Rows from a dataset of charts and code:

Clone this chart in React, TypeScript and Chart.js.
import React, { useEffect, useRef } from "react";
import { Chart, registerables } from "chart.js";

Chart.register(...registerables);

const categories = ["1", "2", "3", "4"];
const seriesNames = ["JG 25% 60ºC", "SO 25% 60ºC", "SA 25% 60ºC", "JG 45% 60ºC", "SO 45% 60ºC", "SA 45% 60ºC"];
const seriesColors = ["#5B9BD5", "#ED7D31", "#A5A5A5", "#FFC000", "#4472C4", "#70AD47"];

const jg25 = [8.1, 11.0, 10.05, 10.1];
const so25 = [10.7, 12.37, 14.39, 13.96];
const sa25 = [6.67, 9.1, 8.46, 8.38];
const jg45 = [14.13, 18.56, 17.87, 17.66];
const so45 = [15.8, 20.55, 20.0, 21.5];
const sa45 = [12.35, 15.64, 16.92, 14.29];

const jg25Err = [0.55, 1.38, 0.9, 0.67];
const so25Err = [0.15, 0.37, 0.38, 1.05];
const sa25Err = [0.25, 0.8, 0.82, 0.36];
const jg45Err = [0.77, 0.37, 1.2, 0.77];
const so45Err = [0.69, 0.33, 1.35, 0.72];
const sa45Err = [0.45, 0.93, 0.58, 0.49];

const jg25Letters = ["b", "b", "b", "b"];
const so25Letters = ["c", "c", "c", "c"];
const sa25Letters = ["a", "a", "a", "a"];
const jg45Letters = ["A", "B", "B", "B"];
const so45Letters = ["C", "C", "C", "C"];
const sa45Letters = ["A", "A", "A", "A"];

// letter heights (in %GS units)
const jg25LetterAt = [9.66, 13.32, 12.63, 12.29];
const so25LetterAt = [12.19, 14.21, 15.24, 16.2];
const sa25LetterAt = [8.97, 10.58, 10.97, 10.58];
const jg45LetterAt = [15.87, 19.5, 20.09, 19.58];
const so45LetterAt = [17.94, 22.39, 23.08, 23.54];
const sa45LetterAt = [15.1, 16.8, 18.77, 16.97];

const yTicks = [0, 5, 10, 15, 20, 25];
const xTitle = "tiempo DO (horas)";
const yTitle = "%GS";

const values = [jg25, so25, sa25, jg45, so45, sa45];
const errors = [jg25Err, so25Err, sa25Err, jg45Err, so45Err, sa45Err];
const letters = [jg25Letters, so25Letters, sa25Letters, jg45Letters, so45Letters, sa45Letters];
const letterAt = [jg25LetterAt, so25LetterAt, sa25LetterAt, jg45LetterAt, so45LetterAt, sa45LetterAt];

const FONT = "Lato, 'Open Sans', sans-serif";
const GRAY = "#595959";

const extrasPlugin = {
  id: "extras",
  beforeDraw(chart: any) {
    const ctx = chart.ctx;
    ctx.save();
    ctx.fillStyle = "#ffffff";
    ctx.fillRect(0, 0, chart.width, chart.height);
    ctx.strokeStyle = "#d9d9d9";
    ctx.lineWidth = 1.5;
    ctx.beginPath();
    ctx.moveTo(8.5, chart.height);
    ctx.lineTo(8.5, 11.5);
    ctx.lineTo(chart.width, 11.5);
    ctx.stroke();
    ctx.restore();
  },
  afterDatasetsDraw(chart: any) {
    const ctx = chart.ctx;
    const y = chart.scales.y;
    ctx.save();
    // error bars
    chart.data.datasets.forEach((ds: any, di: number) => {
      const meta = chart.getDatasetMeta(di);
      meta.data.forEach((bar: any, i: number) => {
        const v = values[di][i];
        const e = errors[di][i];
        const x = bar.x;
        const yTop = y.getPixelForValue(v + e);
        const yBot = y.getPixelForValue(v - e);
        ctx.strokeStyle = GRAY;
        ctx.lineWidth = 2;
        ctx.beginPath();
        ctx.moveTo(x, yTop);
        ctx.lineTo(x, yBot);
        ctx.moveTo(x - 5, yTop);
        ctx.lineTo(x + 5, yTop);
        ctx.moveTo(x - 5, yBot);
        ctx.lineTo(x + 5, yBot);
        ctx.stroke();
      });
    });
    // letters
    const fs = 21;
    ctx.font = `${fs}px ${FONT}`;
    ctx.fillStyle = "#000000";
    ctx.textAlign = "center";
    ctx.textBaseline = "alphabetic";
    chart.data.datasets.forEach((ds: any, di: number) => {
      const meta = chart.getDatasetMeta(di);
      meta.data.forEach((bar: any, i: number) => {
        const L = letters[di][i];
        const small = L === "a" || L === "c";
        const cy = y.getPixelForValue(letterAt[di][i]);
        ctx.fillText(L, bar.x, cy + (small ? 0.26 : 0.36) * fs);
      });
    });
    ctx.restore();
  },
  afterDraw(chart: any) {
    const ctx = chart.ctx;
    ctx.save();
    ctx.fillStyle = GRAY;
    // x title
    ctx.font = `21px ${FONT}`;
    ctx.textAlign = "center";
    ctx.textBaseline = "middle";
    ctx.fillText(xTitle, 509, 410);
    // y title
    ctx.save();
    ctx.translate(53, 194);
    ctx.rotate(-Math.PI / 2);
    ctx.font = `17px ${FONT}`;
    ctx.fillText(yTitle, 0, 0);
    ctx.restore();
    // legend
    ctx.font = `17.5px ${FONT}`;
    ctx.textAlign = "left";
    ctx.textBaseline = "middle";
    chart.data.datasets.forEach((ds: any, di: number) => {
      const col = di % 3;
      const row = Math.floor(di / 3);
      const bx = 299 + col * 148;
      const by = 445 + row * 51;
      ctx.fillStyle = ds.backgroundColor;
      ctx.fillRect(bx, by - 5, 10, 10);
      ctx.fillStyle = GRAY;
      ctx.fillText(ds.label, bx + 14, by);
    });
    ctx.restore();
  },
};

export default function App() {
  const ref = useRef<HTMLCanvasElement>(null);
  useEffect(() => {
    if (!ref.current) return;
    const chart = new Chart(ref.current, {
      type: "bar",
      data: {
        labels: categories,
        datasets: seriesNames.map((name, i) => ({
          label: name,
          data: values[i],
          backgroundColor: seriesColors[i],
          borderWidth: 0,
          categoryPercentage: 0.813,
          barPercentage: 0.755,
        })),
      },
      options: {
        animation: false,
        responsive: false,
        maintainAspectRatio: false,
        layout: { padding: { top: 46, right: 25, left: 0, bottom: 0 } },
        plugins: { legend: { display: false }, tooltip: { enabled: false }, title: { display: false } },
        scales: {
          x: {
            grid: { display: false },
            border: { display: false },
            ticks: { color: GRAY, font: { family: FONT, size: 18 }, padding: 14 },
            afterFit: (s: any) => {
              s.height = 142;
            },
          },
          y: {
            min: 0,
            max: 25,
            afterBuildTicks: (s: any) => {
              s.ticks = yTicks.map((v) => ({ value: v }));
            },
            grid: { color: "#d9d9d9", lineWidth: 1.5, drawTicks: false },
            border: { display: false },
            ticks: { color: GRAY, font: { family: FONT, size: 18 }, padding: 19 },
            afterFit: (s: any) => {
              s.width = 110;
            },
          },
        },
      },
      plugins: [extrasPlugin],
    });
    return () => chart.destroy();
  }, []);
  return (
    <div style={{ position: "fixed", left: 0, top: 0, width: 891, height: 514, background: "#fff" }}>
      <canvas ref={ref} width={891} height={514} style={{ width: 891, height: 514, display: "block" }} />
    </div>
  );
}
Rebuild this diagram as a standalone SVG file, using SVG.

§ SET EXERCISE: Write out the whole listing exactly.

§ RESULT OF THIS EXERCISE:
Clone this chart in React, TypeScript and Chart.js.
import React, { useEffect, useRef } from "react";
import { Chart, registerables } from "chart.js";

Chart.register(...registerables);

const categories = ["1", "2", "3", "4"];
const seriesNames = ["JG 25% 60ºC", "SO 25% 60ºC", "SA 25% 60ºC", "JG 45% 60ºC", "SO 45% 60ºC", "SA 45% 60ºC"];
const seriesColors = ["#5B9BD5", "#ED7D31", "#A5A5A5", "#FFC000", "#4472C4", "#70AD47"];

const jg25 = [8.1, 11.0, 10.05, 10.1];
const so25 = [10.7, 12.37, 14.39, 13.96];
const sa25 = [6.67, 9.1, 8.46, 8.38];
const jg45 = [14.13, 18.56, 17.87, 17.66];
const so45 = [15.8, 20.55, 20.0, 21.5];
const sa45 = [12.35, 15.64, 16.92, 14.29];

const jg25Err = [0.55, 1.38, 0.9, 0.67];
const so25Err = [0.15, 0.37, 0.38, 1.05];
const sa25Err = [0.25, 0.8, 0.82, 0.36];
const jg45Err = [0.77, 0.37, 1.2, 0.77];
const so45Err = [0.69, 0.33, 1.35, 0.72];
const sa45Err = [0.45, 0.93, 0.58, 0.49];

const jg25Letters = ["b", "b", "b", "b"];
const so25Letters = ["c", "c", "c", "c"];
const sa25Letters = ["a", "a", "a", "a"];
const jg45Letters = ["A", "B", "B", "B"];
const so45Letters = ["C", "C", "C", "C"];
const sa45Letters = ["A", "A", "A", "A"];

// letter heights (in %GS units)
const jg25LetterAt = [9.66, 13.32, 12.63, 12.29];
const so25LetterAt = [12.19, 14.21, 15.24, 16.2];
const sa25LetterAt = [8.97, 10.58, 10.97, 10.58];
const jg45LetterAt = [15.87, 19.5, 20.09, 19.58];
const so45LetterAt = [17.94, 22.39, 23.08, 23.54];
const sa45LetterAt = [15.1, 16.8, 18.77, 16.97];

const yTicks = [0, 5, 10, 15, 20, 25];
const xTitle = "tiempo DO (horas)";
const yTitle = "%GS";

const values = [jg25, so25, sa25, jg45, so45, sa45];
const errors = [jg25Err, so25Err, sa25Err, jg45Err, so45Err, sa45Err];
const letters = [jg25Letters, so25Letters, sa25Letters, jg45Letters, so45Letters, sa45Letters];
const letterAt = [jg25LetterAt, so25LetterAt, sa25LetterAt, jg45LetterAt, so45LetterAt, sa45LetterAt];

const FONT = "Lato, 'Open Sans', sans-serif";
const GRAY = "#595959";

const extrasPlugin = {
  id: "extras",
  beforeDraw(chart: any) {
    const ctx = chart.ctx;
    ctx.save();
    ctx.fillStyle = "#ffffff";
    ctx.fillRect(0, 0, chart.width, chart.height);
    ctx.strokeStyle = "#d9d9d9";
    ctx.lineWidth = 1.5;
    ctx.beginPath();
    ctx.moveTo(8.5, chart.height);
    ctx.lineTo(8.5, 11.5);
    ctx.lineTo(chart.width, 11.5);
    ctx.stroke();
    ctx.restore();
  },
  afterDatasetsDraw(chart: any) {
    const ctx = chart.ctx;
    const y = chart.scales.y;
    ctx.save();
    // error bars
    chart.data.datasets.forEach((ds: any, di: number) => {
      const meta = chart.getDatasetMeta(di);
      meta.data.forEach((bar: any, i: number) => {
        const v = values[di][i];
        const e = errors[di][i];
        const x = bar.x;
        const yTop = y.getPixelForValue(v + e);
        const yBot = y.getPixelForValue(v - e);
        ctx.strokeStyle = GRAY;
        ctx.lineWidth = 2;
        ctx.beginPath();
        ctx.moveTo(x, yTop);
        ctx.lineTo(x, yBot);
        ctx.moveTo(x - 5, yTop);
        ctx.lineTo(x + 5, yTop);
        ctx.moveTo(x - 5, yBot);
        ctx.lineTo(x + 5, yBot);
        ctx.stroke();
      });
    });
    // letters
    const fs = 21;
    ctx.font = `${fs}px ${FONT}`;
    ctx.fillStyle = "#000000";
    ctx.textAlign = "center";
    ctx.textBaseline = "alphabetic";
    chart.data.datasets.forEach((ds: any, di: number) => {
      const meta = chart.getDatasetMeta(di);
      meta.data.forEach((bar: any, i: number) => {
        const L = letters[di][i];
        const small = L === "a" || L === "c";
        const cy = y.getPixelForValue(letterAt[di][i]);
        ctx.fillText(L, bar.x, cy + (small ? 0.26 : 0.36) * fs);
      });
    });
    ctx.restore();
  },
  afterDraw(chart: any) {
    const ctx = chart.ctx;
    ctx.save();
    ctx.fillStyle = GRAY;
    // x title
    ctx.font = `21px ${FONT}`;
    ctx.textAlign = "center";
    ctx.textBaseline = "middle";
    ctx.fillText(xTitle, 509, 410);
    // y title
    ctx.save();
    ctx.translate(53, 194);
    ctx.rotate(-Math.PI / 2);
    ctx.font = `17px ${FONT}`;
    ctx.fillText(yTitle, 0, 0);
    ctx.restore();
    // legend
    ctx.font = `17.5px ${FONT}`;
    ctx.textAlign = "left";
    ctx.textBaseline = "middle";
    chart.data.datasets.forEach((ds: any, di: number) => {
      const col = di % 3;
      const row = Math.floor(di / 3);
      const bx = 299 + col * 148;
      const by = 445 + row * 51;
      ctx.fillStyle = ds.backgroundColor;
      ctx.fillRect(bx, by - 5, 10, 10);
      ctx.fillStyle = GRAY;
      ctx.fillText(ds.label, bx + 14, by);
    });
    ctx.restore();
  },
};

export default function App() {
  const ref = useRef<HTMLCanvasElement>(null);
  useEffect(() => {
    if (!ref.current) return;
    const chart = new Chart(ref.current, {
      type: "bar",
      data: {
        labels: categories,
        datasets: seriesNames.map((name, i) => ({
          label: name,
          data: values[i],
          backgroundColor: seriesColors[i],
          borderWidth: 0,
          categoryPercentage: 0.813,
          barPercentage: 0.755,
        })),
      },
      options: {
        animation: false,
        responsive: false,
        maintainAspectRatio: false,
        layout: { padding: { top: 46, right: 25, left: 0, bottom: 0 } },
        plugins: { legend: { display: false }, tooltip: { enabled: false }, title: { display: false } },
        scales: {
          x: {
            grid: { display: false },
            border: { display: false },
            ticks: { color: GRAY, font: { family: FONT, size: 18 }, padding: 14 },
            afterFit: (s: any) => {
              s.height = 142;
            },
          },
          y: {
            min: 0,
            max: 25,
            afterBuildTicks: (s: any) => {
              s.ticks = yTicks.map((v) => ({ value: v }));
            },
            grid: { color: "#d9d9d9", lineWidth: 1.5, drawTicks: false },
            border: { display: false },
            ticks: { color: GRAY, font: { family: FONT, size: 18 }, padding: 19 },
            afterFit: (s: any) => {
              s.width = 110;
            },
          },
        },
      },
      plugins: [extrasPlugin],
    });
    return () => chart.destroy();
  }, []);
  return (
    <div style={{ position: "fixed", left: 0, top: 0, width: 891, height: 514, background: "#fff" }}>
      <canvas ref={ref} width={891} height={514} style={{ width: 891, height: 514, display: "block" }} />
    </div>
  );
}
Rebuild this diagram as a standalone SVG file, using SVG.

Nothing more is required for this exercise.